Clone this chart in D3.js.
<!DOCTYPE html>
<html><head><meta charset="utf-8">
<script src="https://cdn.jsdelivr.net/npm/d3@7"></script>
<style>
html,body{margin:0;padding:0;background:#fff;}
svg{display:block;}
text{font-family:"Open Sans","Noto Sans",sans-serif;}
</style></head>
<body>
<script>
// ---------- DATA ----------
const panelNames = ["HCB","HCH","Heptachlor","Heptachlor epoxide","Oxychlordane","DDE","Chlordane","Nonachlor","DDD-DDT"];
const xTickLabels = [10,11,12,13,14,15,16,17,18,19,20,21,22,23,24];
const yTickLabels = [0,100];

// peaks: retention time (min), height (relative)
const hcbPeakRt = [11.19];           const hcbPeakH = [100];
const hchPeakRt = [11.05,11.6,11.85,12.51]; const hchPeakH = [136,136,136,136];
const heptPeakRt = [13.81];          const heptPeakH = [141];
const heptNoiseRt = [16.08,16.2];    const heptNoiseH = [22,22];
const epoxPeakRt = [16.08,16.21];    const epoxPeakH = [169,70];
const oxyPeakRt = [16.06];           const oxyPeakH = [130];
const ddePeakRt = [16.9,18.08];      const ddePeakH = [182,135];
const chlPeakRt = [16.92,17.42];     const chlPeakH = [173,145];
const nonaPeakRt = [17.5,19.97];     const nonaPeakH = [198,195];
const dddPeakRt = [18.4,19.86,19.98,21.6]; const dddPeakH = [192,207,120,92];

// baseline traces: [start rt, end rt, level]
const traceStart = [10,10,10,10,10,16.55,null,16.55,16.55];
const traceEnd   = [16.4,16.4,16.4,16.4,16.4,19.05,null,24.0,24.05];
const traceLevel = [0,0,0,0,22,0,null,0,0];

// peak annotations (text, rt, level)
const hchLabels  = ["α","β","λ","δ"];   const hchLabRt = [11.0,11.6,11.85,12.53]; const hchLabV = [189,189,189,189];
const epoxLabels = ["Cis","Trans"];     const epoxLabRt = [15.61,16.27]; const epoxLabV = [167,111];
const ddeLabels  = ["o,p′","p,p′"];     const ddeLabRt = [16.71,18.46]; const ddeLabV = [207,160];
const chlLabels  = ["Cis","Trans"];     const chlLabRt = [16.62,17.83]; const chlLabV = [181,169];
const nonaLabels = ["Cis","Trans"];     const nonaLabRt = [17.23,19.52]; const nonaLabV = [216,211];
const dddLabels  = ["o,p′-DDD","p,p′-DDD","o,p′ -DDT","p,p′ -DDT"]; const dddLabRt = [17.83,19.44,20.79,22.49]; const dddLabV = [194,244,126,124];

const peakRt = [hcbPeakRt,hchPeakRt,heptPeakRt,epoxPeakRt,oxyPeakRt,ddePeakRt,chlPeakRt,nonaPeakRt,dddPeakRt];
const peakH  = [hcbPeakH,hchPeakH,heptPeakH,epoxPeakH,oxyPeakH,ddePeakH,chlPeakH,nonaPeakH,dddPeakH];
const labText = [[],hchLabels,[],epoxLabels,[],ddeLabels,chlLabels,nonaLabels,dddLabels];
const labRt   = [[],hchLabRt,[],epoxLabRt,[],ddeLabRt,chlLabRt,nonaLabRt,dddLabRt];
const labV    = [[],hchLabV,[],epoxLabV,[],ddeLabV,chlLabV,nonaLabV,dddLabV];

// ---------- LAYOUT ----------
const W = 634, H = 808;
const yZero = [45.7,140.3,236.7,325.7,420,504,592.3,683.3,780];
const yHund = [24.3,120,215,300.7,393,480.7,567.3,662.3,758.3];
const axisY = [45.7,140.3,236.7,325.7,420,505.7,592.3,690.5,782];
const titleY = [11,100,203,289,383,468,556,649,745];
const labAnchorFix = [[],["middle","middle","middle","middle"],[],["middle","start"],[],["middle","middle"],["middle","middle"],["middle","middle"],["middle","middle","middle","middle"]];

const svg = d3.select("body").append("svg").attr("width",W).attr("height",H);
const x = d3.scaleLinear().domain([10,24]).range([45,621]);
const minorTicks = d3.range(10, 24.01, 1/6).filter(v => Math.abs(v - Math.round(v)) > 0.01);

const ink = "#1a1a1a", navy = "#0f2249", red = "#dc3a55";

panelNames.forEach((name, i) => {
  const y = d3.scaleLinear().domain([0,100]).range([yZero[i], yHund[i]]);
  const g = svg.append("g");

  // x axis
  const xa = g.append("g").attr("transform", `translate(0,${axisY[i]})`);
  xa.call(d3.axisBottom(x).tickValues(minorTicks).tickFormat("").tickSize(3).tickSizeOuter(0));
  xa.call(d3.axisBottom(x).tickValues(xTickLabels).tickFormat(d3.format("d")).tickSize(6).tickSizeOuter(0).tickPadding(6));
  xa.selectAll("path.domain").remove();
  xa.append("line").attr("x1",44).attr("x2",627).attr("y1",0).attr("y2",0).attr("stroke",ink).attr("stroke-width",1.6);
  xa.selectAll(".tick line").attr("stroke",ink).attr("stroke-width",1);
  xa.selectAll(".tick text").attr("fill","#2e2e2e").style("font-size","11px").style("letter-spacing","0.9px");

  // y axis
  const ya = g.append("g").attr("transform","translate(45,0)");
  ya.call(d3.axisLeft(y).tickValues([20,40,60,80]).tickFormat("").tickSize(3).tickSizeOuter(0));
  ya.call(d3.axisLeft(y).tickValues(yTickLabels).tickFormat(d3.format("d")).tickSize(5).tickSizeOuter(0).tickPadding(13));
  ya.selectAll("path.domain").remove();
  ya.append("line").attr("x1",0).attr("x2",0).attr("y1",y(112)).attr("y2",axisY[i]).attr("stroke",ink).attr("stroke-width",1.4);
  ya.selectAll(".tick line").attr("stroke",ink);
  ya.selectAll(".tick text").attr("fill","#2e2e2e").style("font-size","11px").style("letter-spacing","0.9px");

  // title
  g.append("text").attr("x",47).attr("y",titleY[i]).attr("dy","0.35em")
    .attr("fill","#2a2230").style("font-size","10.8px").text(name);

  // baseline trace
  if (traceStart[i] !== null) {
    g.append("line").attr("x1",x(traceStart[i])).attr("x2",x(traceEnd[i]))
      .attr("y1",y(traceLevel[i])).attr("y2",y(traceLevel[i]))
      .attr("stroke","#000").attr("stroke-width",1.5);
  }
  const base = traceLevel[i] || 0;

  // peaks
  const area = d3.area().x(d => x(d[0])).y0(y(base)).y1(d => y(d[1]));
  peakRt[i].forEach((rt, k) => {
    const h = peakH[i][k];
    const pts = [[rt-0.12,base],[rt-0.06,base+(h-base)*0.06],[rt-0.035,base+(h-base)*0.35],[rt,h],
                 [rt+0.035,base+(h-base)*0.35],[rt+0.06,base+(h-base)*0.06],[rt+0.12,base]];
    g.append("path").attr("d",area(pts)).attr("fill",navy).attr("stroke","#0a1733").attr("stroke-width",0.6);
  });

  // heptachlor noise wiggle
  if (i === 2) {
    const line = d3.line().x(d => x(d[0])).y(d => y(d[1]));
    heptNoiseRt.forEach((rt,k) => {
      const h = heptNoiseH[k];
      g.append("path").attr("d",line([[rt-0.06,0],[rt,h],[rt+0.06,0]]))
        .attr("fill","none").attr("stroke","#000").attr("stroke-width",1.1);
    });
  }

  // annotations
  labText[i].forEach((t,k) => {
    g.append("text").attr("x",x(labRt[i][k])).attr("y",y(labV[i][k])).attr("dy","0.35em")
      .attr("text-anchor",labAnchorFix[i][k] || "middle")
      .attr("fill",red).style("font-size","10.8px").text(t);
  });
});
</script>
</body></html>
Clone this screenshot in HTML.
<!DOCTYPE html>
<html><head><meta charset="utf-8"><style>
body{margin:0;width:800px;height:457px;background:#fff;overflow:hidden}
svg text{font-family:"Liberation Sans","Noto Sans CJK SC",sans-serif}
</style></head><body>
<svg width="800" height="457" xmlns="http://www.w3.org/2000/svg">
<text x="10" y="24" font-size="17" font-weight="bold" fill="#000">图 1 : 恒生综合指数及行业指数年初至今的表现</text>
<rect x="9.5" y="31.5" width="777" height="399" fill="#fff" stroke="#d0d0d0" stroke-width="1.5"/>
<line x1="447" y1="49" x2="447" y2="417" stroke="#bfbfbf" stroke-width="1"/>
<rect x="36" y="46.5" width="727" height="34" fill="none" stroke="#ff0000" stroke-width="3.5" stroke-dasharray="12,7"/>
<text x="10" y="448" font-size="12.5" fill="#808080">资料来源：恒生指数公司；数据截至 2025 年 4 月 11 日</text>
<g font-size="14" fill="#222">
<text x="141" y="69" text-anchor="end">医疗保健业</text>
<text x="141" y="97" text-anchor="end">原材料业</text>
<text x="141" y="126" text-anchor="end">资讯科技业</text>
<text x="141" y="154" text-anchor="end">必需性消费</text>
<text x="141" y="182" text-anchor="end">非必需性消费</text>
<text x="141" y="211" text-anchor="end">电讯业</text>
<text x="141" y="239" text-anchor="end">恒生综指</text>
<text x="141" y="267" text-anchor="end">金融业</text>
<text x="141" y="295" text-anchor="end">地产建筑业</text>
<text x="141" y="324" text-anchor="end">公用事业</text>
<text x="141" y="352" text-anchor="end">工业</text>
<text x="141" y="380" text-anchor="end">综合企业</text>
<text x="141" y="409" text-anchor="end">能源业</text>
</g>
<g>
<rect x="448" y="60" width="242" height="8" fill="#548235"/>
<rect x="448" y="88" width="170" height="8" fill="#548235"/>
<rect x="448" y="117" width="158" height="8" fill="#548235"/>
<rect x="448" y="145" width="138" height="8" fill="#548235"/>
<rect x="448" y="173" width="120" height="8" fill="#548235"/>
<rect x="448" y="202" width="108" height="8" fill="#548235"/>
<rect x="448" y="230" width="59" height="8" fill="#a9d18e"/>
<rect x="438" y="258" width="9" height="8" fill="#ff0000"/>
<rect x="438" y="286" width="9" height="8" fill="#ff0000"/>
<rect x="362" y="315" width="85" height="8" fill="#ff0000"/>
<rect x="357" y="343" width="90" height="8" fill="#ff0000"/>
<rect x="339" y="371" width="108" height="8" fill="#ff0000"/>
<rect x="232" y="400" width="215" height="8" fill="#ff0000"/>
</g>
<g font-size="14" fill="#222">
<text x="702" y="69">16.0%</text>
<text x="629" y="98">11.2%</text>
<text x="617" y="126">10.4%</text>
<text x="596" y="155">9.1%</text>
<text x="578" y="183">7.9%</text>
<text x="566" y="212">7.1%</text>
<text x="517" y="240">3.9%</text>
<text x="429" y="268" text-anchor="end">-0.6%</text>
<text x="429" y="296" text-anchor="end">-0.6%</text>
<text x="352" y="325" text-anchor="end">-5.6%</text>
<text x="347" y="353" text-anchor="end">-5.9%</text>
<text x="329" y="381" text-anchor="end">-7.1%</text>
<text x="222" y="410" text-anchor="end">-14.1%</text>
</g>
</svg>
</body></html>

* [Description of the task]: Beginning at the top of the data, extract each line through the line containing "const yTickLabels = [0,100];" and return those lines exactly, with nothing added.

* [Task response]:
Clone this chart in D3.js.
<!DOCTYPE html>
<html><head><meta charset="utf-8">
<script src="https://cdn.jsdelivr.net/npm/d3@7"></script>
<style>
html,body{margin:0;padding:0;background:#fff;}
svg{display:block;}
text{font-family:"Open Sans","Noto Sans",sans-serif;}
</style></head>
<body>
<script>
// ---------- DATA ----------
const panelNames = ["HCB","HCH","Heptachlor","Heptachlor epoxide","Oxychlordane","DDE","Chlordane","Nonachlor","DDD-DDT"];
const xTickLabels = [10,11,12,13,14,15,16,17,18,19,20,21,22,23,24];
const yTickLabels = [0,100];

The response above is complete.